Born on October 16, 1890, in New York City, Paul Strand was an American photographer and filmmaker who, along with photographers like Alfred Stieglitz and Edward Weston, helped establish photography as an art form in the 20th century.
Strand studied with documentary photographer Lewis Hine at the Ethical Culture Fieldston School in New York. By 1909, he had set up his own commercial studio and also did work on the side in a pictorialist style that was exhibited at the New York Camera Club. In the early 1920s, Strand’s work experimented with formal abstraction and also reflected his interest in social reform. He was one of the founders of the Photo League, an association of photographers who advocated using their art to promote social and political causes.
“Strand visited New Mexico in 1926 and, beginning in 1930, returned for three consecutive summers, making portraits of artist friends and acquaintances. It was there, amidst a community of visual artists and writers, that Strand began to develop his belief in the humanistic value of portraiture.”
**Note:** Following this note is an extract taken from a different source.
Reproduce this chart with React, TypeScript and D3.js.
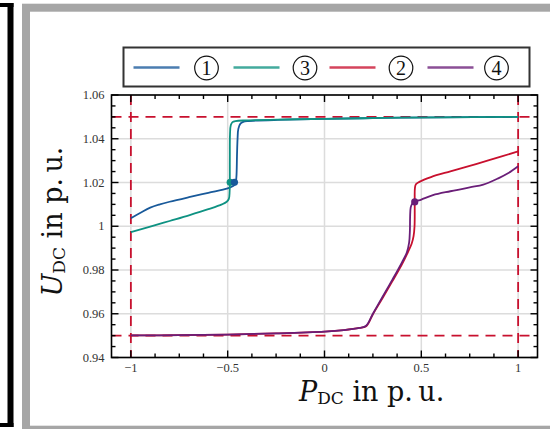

Strand traveled to Mexico again in 1934 where he photographed the landscape, architecture, folk art, and people and produced a film about fishermen for the Mexican government. He returned to New York late in 1934 and devoted his time to theater and filmmaking cooperatives.
In 1943, Strand resumed his still photography, focusing on the people and surroundings of New England. In June 1949, he left the United States to present Native Land at the Karlovy Vary International Film Festival in Czechoslovakia. This marked the beginning of Strand’s long absence from the United States due to McCarthyism. “Although he was never officially a member of the Communist Party, many of Strand’s collaborators were either Party members or were prominent socialist writers and activists. Many of his friends were also Communists or were suspected of being so. Strand was also closely involved with Frontier Films, one of more than twenty organizations that were branded as ‘subversive’ and ‘un-American’ by the U.S. Attorney General.”
“The remaining 27 years of Strand’s life were spent in Orgeval, France. In the early 1950s, he spent six weeks in the northern Italian agrarian community of Luzzara and later travelled to the Outer Hebrides, islands off the northwest coast of Scotland. He also travelled and photographed in North and West Africa in the 1960s.”
Paul Strand died on March 31, 1976 at his home in France.
About the short film above: In 1920 Paul Strand and artist Charles Sheeler collaborated on Manhatta, a short silent film that presents a day in the life of lower Manhattan. Inspired by Walt Whitman’s book Leaves of Grass, the film includes multiple segments that express the character of New York. The sequences display a similar approach to the still photography of both artists. Attracted by the cityscape and its visual design, Strand and Sheeler favored extreme camera angles to capture New York’s dynamic qualities. Although influenced by Romanticism in its view of the urban environment, Manhatta is considered the first American avant-garde film.